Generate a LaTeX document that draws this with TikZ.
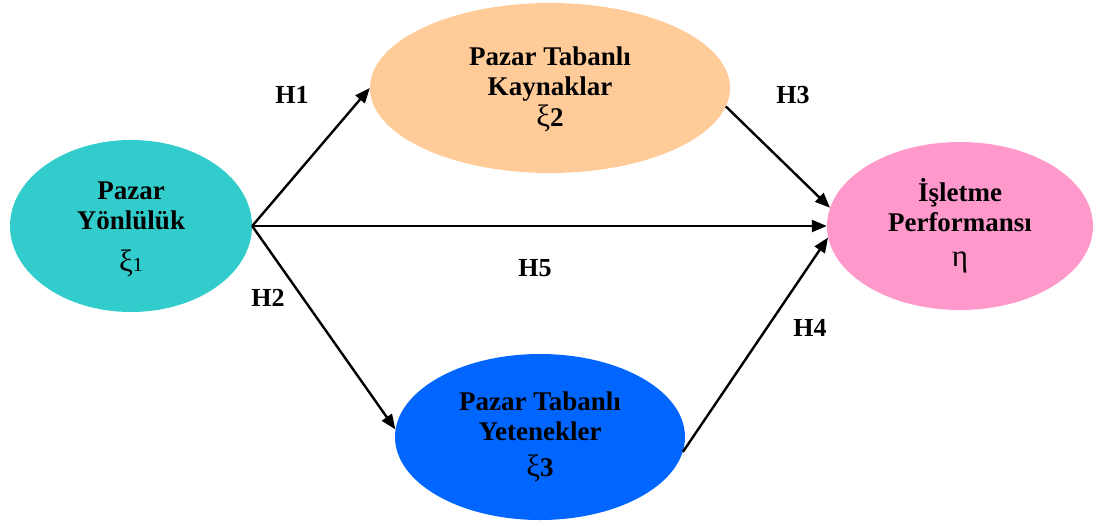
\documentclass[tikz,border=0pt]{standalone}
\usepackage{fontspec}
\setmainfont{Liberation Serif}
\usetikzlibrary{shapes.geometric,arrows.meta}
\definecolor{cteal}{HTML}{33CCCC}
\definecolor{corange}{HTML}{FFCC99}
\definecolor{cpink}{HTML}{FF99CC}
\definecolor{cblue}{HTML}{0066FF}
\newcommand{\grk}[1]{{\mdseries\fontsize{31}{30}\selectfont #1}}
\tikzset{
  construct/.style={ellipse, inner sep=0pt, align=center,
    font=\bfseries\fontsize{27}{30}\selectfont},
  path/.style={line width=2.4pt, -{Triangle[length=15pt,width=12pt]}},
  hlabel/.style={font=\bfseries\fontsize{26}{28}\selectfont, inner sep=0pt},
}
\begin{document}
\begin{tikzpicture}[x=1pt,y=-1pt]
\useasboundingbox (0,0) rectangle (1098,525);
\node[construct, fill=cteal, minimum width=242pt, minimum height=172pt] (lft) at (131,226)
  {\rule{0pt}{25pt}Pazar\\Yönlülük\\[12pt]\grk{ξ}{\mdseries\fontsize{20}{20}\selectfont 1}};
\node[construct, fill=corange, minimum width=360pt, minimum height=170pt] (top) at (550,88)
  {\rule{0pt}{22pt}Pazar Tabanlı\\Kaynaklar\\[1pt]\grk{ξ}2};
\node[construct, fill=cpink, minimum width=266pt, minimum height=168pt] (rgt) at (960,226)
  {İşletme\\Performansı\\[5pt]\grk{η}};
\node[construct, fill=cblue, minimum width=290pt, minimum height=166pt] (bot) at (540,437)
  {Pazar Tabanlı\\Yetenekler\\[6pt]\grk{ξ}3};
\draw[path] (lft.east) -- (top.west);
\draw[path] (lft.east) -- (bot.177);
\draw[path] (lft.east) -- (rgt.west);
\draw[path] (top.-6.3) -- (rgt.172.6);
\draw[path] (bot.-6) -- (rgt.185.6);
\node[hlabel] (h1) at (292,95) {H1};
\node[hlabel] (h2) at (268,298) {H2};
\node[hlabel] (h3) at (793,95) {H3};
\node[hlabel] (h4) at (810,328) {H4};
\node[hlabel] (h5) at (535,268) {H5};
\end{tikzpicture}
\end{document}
....
# [What you need to do]
Write out the listing word for word, omitting the pictures it holds.

# [Written solution]
Generate a LaTeX document that draws this with TikZ.
\documentclass[tikz,border=0pt]{standalone}
\usepackage{fontspec}
\setmainfont{Liberation Serif}
\usetikzlibrary{shapes.geometric,arrows.meta}
\definecolor{cteal}{HTML}{33CCCC}
\definecolor{corange}{HTML}{FFCC99}
\definecolor{cpink}{HTML}{FF99CC}
\definecolor{cblue}{HTML}{0066FF}
\newcommand{\grk}[1]{{\mdseries\fontsize{31}{30}\selectfont #1}}
\tikzset{
  construct/.style={ellipse, inner sep=0pt, align=center,
    font=\bfseries\fontsize{27}{30}\selectfont},
  path/.style={line width=2.4pt, -{Triangle[length=15pt,width=12pt]}},
  hlabel/.style={font=\bfseries\fontsize{26}{28}\selectfont, inner sep=0pt},
}
\begin{document}
\begin{tikzpicture}[x=1pt,y=-1pt]
\useasboundingbox (0,0) rectangle (1098,525);
\node[construct, fill=cteal, minimum width=242pt, minimum height=172pt] (lft) at (131,226)
  {\rule{0pt}{25pt}Pazar\\Yönlülük\\[12pt]\grk{ξ}{\mdseries\fontsize{20}{20}\selectfont 1}};
\node[construct, fill=corange, minimum width=360pt, minimum height=170pt] (top) at (550,88)
  {\rule{0pt}{22pt}Pazar Tabanlı\\Kaynaklar\\[1pt]\grk{ξ}2};
\node[construct, fill=cpink, minimum width=266pt, minimum height=168pt] (rgt) at (960,226)
  {İşletme\\Performansı\\[5pt]\grk{η}};
\node[construct, fill=cblue, minimum width=290pt, minimum height=166pt] (bot) at (540,437)
  {Pazar Tabanlı\\Yetenekler\\[6pt]\grk{ξ}3};
\draw[path] (lft.east) -- (top.west);
\draw[path] (lft.east) -- (bot.177);
\draw[path] (lft.east) -- (rgt.west);
\draw[path] (top.-6.3) -- (rgt.172.6);
\draw[path] (bot.-6) -- (rgt.185.6);
\node[hlabel] (h1) at (292,95) {H1};
\node[hlabel] (h2) at (268,298) {H2};
\node[hlabel] (h3) at (793,95) {H3};
\node[hlabel] (h4) at (810,328) {H4};
\node[hlabel] (h5) at (535,268) {H5};
\end{tikzpicture}
\end{document}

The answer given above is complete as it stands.